Your objective:
From the listing below, output the lines between the one with "Write the matplotlib code for this chart." and the one with "from matplotlib.patches import Polygon", including those two, and nothing else. Pictures are not copied.

>> Begin Task data

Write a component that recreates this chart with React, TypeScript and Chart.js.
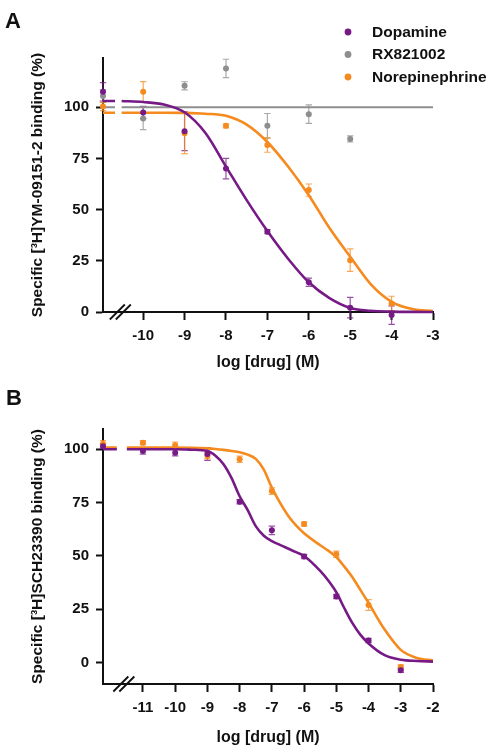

>> End Task data
>> Begin Task data

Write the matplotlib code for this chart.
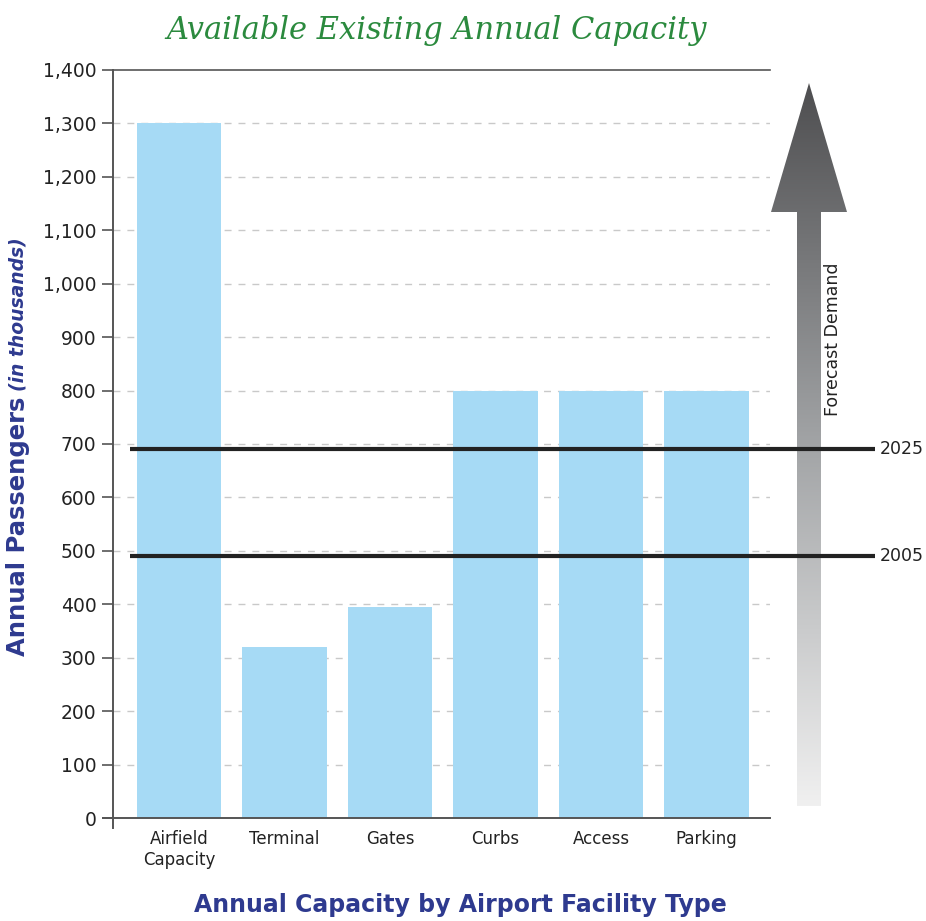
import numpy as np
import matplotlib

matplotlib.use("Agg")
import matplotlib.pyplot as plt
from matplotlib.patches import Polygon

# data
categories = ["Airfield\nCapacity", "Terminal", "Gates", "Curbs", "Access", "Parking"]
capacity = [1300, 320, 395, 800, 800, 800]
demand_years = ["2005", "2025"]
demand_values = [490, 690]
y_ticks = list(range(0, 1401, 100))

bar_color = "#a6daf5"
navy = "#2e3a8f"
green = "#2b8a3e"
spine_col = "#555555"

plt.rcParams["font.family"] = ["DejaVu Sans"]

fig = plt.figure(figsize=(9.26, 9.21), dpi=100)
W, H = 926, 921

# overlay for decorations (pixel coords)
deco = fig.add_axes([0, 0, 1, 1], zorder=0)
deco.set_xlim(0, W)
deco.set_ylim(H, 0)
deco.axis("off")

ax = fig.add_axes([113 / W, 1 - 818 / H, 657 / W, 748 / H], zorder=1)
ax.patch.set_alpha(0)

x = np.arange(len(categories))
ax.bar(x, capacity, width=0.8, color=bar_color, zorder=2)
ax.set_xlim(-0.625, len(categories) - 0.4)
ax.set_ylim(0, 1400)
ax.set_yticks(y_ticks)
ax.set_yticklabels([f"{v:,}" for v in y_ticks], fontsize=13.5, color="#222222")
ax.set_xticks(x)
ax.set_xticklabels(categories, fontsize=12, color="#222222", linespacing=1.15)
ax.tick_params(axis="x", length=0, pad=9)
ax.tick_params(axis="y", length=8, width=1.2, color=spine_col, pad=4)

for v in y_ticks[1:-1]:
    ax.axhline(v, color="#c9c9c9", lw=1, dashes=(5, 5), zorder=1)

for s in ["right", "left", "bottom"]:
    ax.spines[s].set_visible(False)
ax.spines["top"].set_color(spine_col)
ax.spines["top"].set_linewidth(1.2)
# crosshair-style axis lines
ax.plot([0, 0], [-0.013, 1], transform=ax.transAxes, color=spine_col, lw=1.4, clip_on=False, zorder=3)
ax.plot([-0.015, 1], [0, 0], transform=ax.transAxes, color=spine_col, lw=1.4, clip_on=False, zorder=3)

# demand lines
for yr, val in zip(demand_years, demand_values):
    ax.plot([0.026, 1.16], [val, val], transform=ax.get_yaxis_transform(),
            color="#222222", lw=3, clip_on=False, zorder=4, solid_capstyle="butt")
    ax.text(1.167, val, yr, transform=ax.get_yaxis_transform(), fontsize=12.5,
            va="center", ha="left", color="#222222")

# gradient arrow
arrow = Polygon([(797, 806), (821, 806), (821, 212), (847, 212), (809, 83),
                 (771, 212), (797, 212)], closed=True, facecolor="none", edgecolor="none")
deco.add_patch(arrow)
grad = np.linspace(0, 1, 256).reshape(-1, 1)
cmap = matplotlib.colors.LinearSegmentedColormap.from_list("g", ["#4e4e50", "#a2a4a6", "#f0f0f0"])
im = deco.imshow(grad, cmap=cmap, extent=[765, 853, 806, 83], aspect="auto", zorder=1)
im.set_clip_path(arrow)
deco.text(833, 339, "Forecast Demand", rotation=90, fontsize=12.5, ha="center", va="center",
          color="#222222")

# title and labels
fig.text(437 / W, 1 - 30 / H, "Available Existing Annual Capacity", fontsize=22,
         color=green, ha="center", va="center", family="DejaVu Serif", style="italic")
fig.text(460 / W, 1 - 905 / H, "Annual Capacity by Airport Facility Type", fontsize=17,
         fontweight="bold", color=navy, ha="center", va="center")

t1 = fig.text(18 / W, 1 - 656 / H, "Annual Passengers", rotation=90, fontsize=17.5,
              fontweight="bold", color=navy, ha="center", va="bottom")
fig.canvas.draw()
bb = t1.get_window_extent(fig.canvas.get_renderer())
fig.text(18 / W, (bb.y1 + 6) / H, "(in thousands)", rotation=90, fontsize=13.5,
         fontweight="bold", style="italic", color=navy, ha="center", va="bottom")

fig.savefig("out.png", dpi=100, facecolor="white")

>> End Task data

Response:
Write the matplotlib code for this chart.
import numpy as np
import matplotlib

matplotlib.use("Agg")
import matplotlib.pyplot as plt
from matplotlib.patches import Polygon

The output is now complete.